Em 2023, ano em que editou Songs of sorrrow and despair, Levi Martins resolveu, então, criar este “roque nunca vai acabar”. Passaram vinte anos desde o seu Ocean of Time. Tirou um mestrado em Estudos de teatro, fundou uma companhia com a mulher, manteve-se músico em diferentes espectáculos, foi emigrante. O que o artista musical ainda não tinha feito era lançar um disco totalmente em português. “Sempre escrevi em inglês, como, neste caso, não havia o tal sentido de responsabilidade, foi mais fácil decidir ser em português porque tinha muita vontade em comunicar com os meus filhos”. Em duas semanas as canções estavam todas escritas. Mais complicado é responder à pergunta do Observador sobre se este disco não é uma espécie de grito contra o fim do rock tal como o conhecíamos. Não, nada disso. “Pode ter acabado, sim, mas há um grande reservatório de música ao nosso dispor que começou nos anos 50 nos EUA. Podemos sempre voltar a esse rock. Depois, claro, há muitas ramificações deste género pelo mundo fora. O meu gosto é eclético, nasci nos anos 90, quando o grunge rebentou. O rock vinha de um lado inconformista, de esticar a corda. De não perder a vontade de comunicar. Era isso que queria passar aos meus filhos”, disse.

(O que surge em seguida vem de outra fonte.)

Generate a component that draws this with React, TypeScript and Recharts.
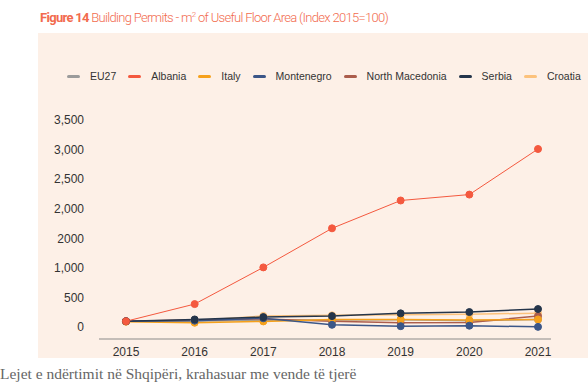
import { LineChart, Line, XAxis, YAxis, Legend } from "recharts";

// values (index 2015 = 100)
const years = ["2015", "2016", "2017", "2018", "2019", "2020", "2021"];
const eu27 = [100, 105, 115, 120, 125, 110, 130];
const albania = [100, 390, 1010, 1670, 2140, 2240, 3010];
const italy = [92, 75, 97, 130, 130, 120, 130];
const montenegro = [100, 110, 150, 40, 17, 25, 5];
const northMacedonia = [100, 120, 140, 100, 75, 80, 187];
const serbia = [100, 130, 170, 187, 233, 255, 306];
const croatia = [100, 110, 190, 200, 210, 220, 235];

const yTicks = [0, 500, 1000, 1500, 2000, 2500, 3000, 3500];
// the source chart labels the 1,500 gridline "2000"
const yLabels = ["0", "500", "1,000", "2000", "2,000", "2,500", "3,000", "3,500"];

const series = [
  { key: "EU27", color: "#9b9b9b", width: 1.5 },
  { key: "Albania", color: "#f4593f", width: 1 },
  { key: "Italy", color: "#f6a11c", width: 1.5 },
  { key: "Montenegro", color: "#3b5688", width: 1.5 },
  { key: "North Macedonia", color: "#ab5d4c", width: 1.5 },
  { key: "Serbia", color: "#24354b", width: 1.5 },
  { key: "Croatia", color: "#fcc27c", width: 1.5 },
];

const data = years.map((year, i) => ({
  year,
  EU27: eu27[i],
  Albania: albania[i],
  Italy: italy[i],
  Montenegro: montenegro[i],
  "North Macedonia": northMacedonia[i],
  Serbia: serbia[i],
  Croatia: croatia[i],
}));

// draw order: small ones first so serbia / montenegro sit on top like the original
const drawOrder = ["EU27", "Croatia", "North Macedonia", "Italy", "Montenegro", "Serbia", "Albania"];

function LegendRow() {
  return (
    <div
      style={{
        display: "flex",
        alignItems: "center",
        paddingLeft: 67,
        whiteSpace: "nowrap",
        fontFamily: "'Liberation Sans', Arial, sans-serif",
        fontSize: 10.5,
        color: "#333",
      }}
    >
      {series.map((s) => (
        <div
          key={s.key}
          style={{ display: "flex", alignItems: "center", marginRight: 12, flexShrink: 0 }}
        >
          <span
            style={{
              display: "inline-block",
              width: 13,
              height: 3,
              borderRadius: 2,
              background: s.color,
              marginRight: 10,
            }}
          />
          <span>{s.key}</span>
        </div>
      ))}
    </div>
  );
}

export default function App() {
  const tickFont = { fill: "#333", fontSize: 12, fontFamily: "'Liberation Sans', Arial, sans-serif" };
  return (
    <div
      style={{
        position: "absolute",
        top: 0,
        left: 0,
        width: 588,
        height: 384,
        background: "#fff",
        overflow: "hidden",
      }}
    >
      <div
        style={{
          position: "absolute",
          left: 38,
          top: 33,
          width: 560,
          height: 325,
          background: "#fdf0e7",
        }}
      />
      <div
        style={{
          position: "absolute",
          left: 40,
          top: 10,
          fontFamily: "Roboto, sans-serif",
          fontSize: 13,
          letterSpacing: -0.7,
          color: "#f26b4e",
          whiteSpace: "nowrap",
        }}
      >
        <span style={{ fontWeight: 700 }}>Figure 14</span>{" "}
        <span style={{ fontWeight: 300 }}>
          Building Permits - m<sup style={{ fontSize: 8 }}>2</sup> of Useful Floor Area (Index 2015=100)
        </span>
      </div>

      <div style={{ position: "absolute", left: 0, top: 0 }}>
        <LineChart
          width={588}
          height={384}
          data={data}
          margin={{ top: 120, right: 37, bottom: 15, left: 0 }}
        >
          <XAxis
            dataKey="year"
            height={30}
            padding={{ left: 27, right: 13 }}
            tickLine={false}
            tickSize={0}
            tickMargin={8}
            axisLine={{ stroke: "#b0aca8", strokeWidth: 1.5 }}
            tick={tickFont}
          />
          <YAxis
            width={99}
            domain={[-200, 3500]}
            ticks={yTicks}
            interval={0}
            axisLine={false}
            tickLine={false}
            tickSize={0}
            tickMargin={15}
            tickFormatter={(v: number) => yLabels[yTicks.indexOf(Number(v))] ?? String(v)}
            tick={tickFont}
          />
          <Legend
            layout="horizontal"
            verticalAlign="middle"
            align="center"
            wrapperStyle={{ top: 70, left: 0, width: 588 }}
            content={() => <LegendRow />}
          />
          {drawOrder.map((key) => {
            const s = series.find((x) => x.key === key)!;
            return (
              <Line
                key={key}
                type="linear"
                dataKey={key}
                stroke={s.color}
                strokeWidth={s.width}
                dot={{ r: 3.5, fill: s.color, stroke: s.color, strokeWidth: 1 }}
                activeDot={false}
                isAnimationActive={false}
              />
            );
          })}
        </LineChart>
      </div>

      <div
        style={{
          position: "absolute",
          left: 0,
          top: 365,
          fontFamily: "'Liberation Serif', 'DejaVu Serif', serif",
          fontSize: 15.5,
          color: "#666",
          whiteSpace: "nowrap",
        }}
      >
        Lejet e ndërtimit në Shqipëri, krahasuar me vende të tjerë
      </div>
    </div>
  );
}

No próximo dia 1 de junho, sábado, a banda — André Reis, Filipe Peuch e Diogo Arranja — que acompanhará Levi Martins vai estar dentro do auditório da Casa da Música Jorge Peixinho mas o público fica no exterior. Porque o roque, rock, rocha, o que se quiser, é para abanar o capacete, dos oito aos oitenta. Antes, este projeto já passou por várias escolas de freguesias do concelho do Montijo, de Pegões a Sarilhos Grandes. Espera-se que faça uma tour. “Fazia sentido fazer esse concerto aqui, onde estão as nossas criações”, diz o artista. É gratuito. Toda a família está mais do que convidada. Pode ser que um pai ou uma mãe se lembre de mostrar outro rock qualquer aos filhos. E depois? Depois logo se vê se Levi Martins regressa em nome próprio no universo musical. Mas a música não lhe sai da mente. Nem o teatro que, até 2026, vai de boa saúde na Companhia Mascarenhas-Martins, com apoios públicos assegurados. “Nunca deixei de fazer música, passei pelo cinema e agora o teatro. Nunca se deixa de ser músico. Quanto à companhia, estamos estáveis, tanto quanto possível. Podemos respirar, mas seria bom que não voltássemos para trás, que é o que acontece nesta área: estamos sempre a recomeçar”, finalizou.